* **WHAT YOU WILL DO**: Copy the data below exactly.

---------------

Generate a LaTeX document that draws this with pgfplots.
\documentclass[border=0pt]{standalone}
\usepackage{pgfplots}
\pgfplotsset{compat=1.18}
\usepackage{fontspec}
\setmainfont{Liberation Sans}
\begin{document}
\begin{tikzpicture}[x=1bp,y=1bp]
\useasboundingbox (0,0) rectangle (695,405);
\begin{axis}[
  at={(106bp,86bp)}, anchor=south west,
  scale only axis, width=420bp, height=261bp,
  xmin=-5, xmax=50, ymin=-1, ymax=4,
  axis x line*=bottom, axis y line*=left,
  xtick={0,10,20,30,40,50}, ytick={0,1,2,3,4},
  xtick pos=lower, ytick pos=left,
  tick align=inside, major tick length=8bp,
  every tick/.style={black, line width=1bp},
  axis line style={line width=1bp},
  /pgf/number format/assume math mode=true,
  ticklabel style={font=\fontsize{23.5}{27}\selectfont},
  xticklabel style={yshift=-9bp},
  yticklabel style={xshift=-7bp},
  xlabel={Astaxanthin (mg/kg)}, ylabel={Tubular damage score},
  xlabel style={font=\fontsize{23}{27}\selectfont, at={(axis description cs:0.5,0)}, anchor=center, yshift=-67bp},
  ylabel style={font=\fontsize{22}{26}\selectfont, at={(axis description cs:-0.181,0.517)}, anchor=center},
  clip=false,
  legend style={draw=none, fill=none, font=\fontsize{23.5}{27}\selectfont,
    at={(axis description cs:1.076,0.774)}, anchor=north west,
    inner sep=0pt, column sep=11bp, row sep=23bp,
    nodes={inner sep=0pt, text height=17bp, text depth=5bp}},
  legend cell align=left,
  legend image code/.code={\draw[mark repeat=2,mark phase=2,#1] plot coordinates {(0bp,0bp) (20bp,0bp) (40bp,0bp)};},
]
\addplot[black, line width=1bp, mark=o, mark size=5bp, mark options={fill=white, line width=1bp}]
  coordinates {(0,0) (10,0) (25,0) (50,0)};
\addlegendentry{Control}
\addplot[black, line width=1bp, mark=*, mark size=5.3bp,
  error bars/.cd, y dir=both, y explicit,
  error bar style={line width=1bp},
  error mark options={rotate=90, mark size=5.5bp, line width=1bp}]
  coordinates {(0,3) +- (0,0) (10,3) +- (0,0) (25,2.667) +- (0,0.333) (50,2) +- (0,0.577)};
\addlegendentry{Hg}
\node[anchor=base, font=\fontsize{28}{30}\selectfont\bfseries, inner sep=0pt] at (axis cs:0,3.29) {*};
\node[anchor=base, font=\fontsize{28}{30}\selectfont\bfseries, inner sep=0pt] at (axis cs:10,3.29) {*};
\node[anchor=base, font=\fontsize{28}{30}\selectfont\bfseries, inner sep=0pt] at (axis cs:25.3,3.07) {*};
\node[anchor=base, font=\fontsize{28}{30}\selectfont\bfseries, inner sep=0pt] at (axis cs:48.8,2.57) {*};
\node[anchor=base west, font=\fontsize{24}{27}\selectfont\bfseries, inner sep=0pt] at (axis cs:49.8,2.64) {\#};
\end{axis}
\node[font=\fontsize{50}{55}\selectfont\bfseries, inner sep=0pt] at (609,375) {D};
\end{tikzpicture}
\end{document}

---------------

* **RESPONSE FOR THIS EXERCISE**:
Generate a LaTeX document that draws this with pgfplots.
\documentclass[border=0pt]{standalone}
\usepackage{pgfplots}
\pgfplotsset{compat=1.18}
\usepackage{fontspec}
\setmainfont{Liberation Sans}
\begin{document}
\begin{tikzpicture}[x=1bp,y=1bp]
\useasboundingbox (0,0) rectangle (695,405);
\begin{axis}[
  at={(106bp,86bp)}, anchor=south west,
  scale only axis, width=420bp, height=261bp,
  xmin=-5, xmax=50, ymin=-1, ymax=4,
  axis x line*=bottom, axis y line*=left,
  xtick={0,10,20,30,40,50}, ytick={0,1,2,3,4},
  xtick pos=lower, ytick pos=left,
  tick align=inside, major tick length=8bp,
  every tick/.style={black, line width=1bp},
  axis line style={line width=1bp},
  /pgf/number format/assume math mode=true,
  ticklabel style={font=\fontsize{23.5}{27}\selectfont},
  xticklabel style={yshift=-9bp},
  yticklabel style={xshift=-7bp},
  xlabel={Astaxanthin (mg/kg)}, ylabel={Tubular damage score},
  xlabel style={font=\fontsize{23}{27}\selectfont, at={(axis description cs:0.5,0)}, anchor=center, yshift=-67bp},
  ylabel style={font=\fontsize{22}{26}\selectfont, at={(axis description cs:-0.181,0.517)}, anchor=center},
  clip=false,
  legend style={draw=none, fill=none, font=\fontsize{23.5}{27}\selectfont,
    at={(axis description cs:1.076,0.774)}, anchor=north west,
    inner sep=0pt, column sep=11bp, row sep=23bp,
    nodes={inner sep=0pt, text height=17bp, text depth=5bp}},
  legend cell align=left,
  legend image code/.code={\draw[mark repeat=2,mark phase=2,#1] plot coordinates {(0bp,0bp) (20bp,0bp) (40bp,0bp)};},
]
\addplot[black, line width=1bp, mark=o, mark size=5bp, mark options={fill=white, line width=1bp}]
  coordinates {(0,0) (10,0) (25,0) (50,0)};
\addlegendentry{Control}
\addplot[black, line width=1bp, mark=*, mark size=5.3bp,
  error bars/.cd, y dir=both, y explicit,
  error bar style={line width=1bp},
  error mark options={rotate=90, mark size=5.5bp, line width=1bp}]
  coordinates {(0,3) +- (0,0) (10,3) +- (0,0) (25,2.667) +- (0,0.333) (50,2) +- (0,0.577)};
\addlegendentry{Hg}
\node[anchor=base, font=\fontsize{28}{30}\selectfont\bfseries, inner sep=0pt] at (axis cs:0,3.29) {*};
\node[anchor=base, font=\fontsize{28}{30}\selectfont\bfseries, inner sep=0pt] at (axis cs:10,3.29) {*};
\node[anchor=base, font=\fontsize{28}{30}\selectfont\bfseries, inner sep=0pt] at (axis cs:25.3,3.07) {*};
\node[anchor=base, font=\fontsize{28}{30}\selectfont\bfseries, inner sep=0pt] at (axis cs:48.8,2.57) {*};
\node[anchor=base west, font=\fontsize{24}{27}\selectfont\bfseries, inner sep=0pt] at (axis cs:49.8,2.64) {\#};
\end{axis}
\node[font=\fontsize{50}{55}\selectfont\bfseries, inner sep=0pt] at (609,375) {D};
\end{tikzpicture}
\end{document}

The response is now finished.